On July 12, in response to the approval of the anti-worker regulations passed by the Tory-controlled House of Commons, RMT general secretary Mick Lynch stated, “this is the latest step in a clampdown on democratic dissent which every trades unionist and democrat must oppose. The use of agency labor to break strikes is not only unethical and morally reprehensible; it is totally impracticable. Agency workers will not have the skill, training, or relevant competences to drive a train, to do complex maintenance work on the track, to signal trains or to do a whole host of safety critical work on the network.”

“Instead of trying to reduce trade union rights which are already the worst in western Europe, the government should be unshackling Network Rail and the train operating companies so we can secure a negotiated settlement on the railways,” Lynch added. 

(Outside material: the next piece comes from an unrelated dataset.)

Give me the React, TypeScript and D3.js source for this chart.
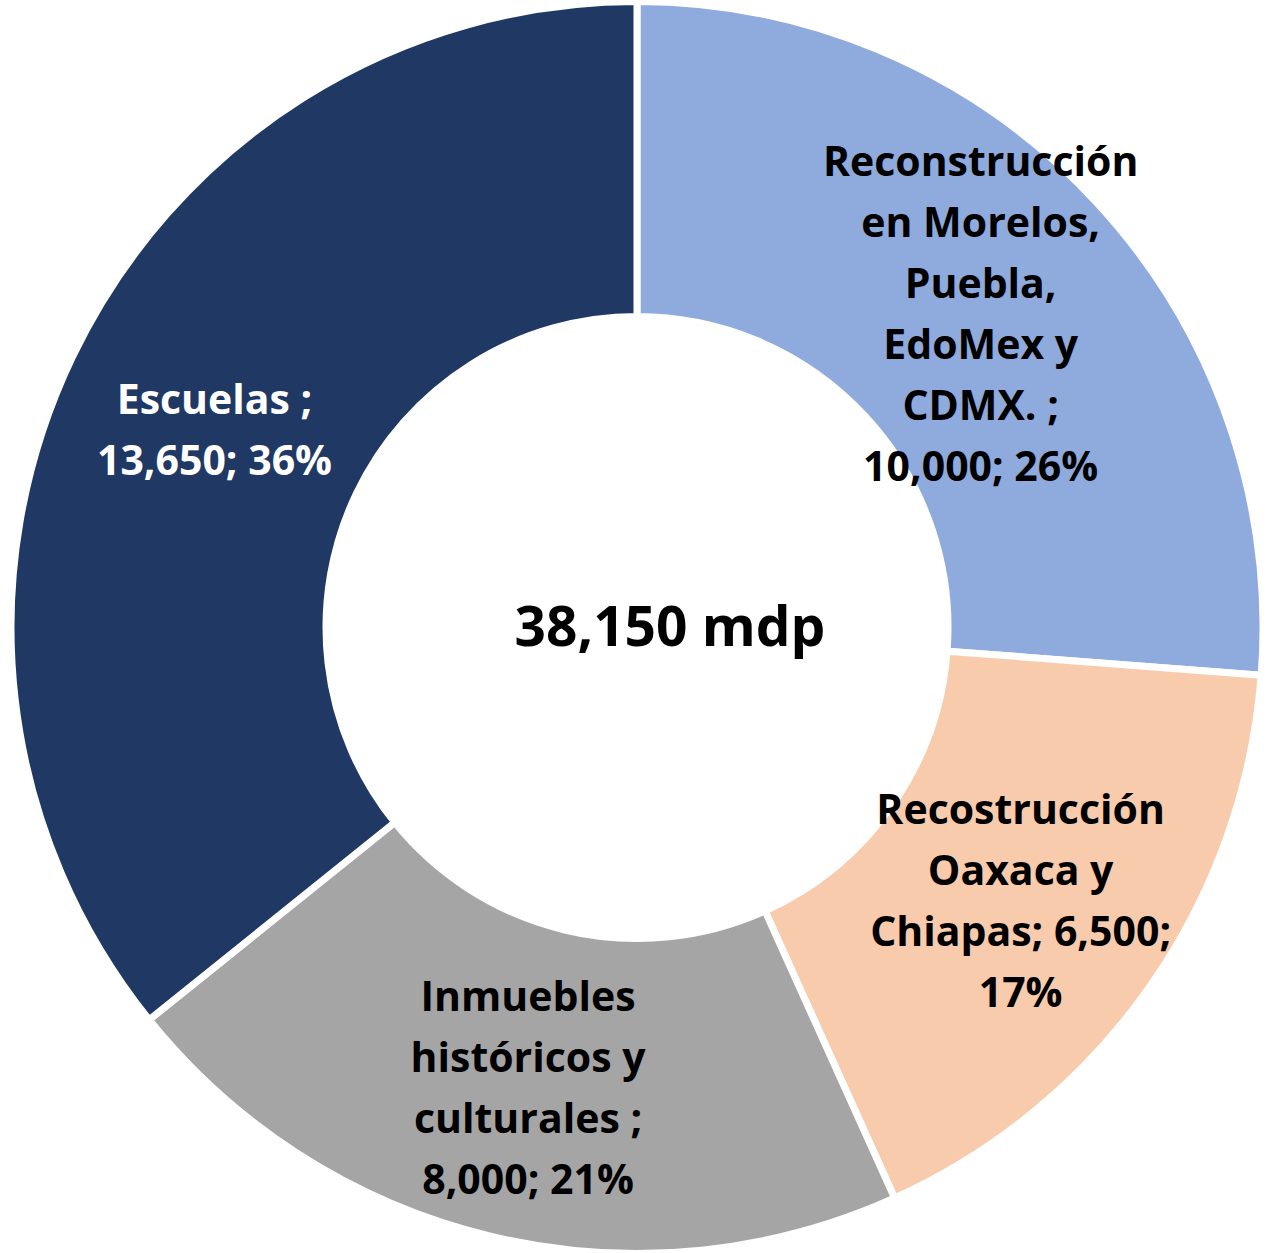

On July 13, the Communist Party of Britain (CPB) stated that strikes and pickets “will always be a focus of the class struggle.” 

“Capitalists and Government have been seeking to restrict the right of workers to withdraw their labor since the Combination Acts of the 1820s. It’s a real reminder that the Scab’s Charter comes in the same week as we mark the 50th anniversary of the imprisonment, and liberation through mass action, of the Pentonville Five [five trade unionists],” the party added.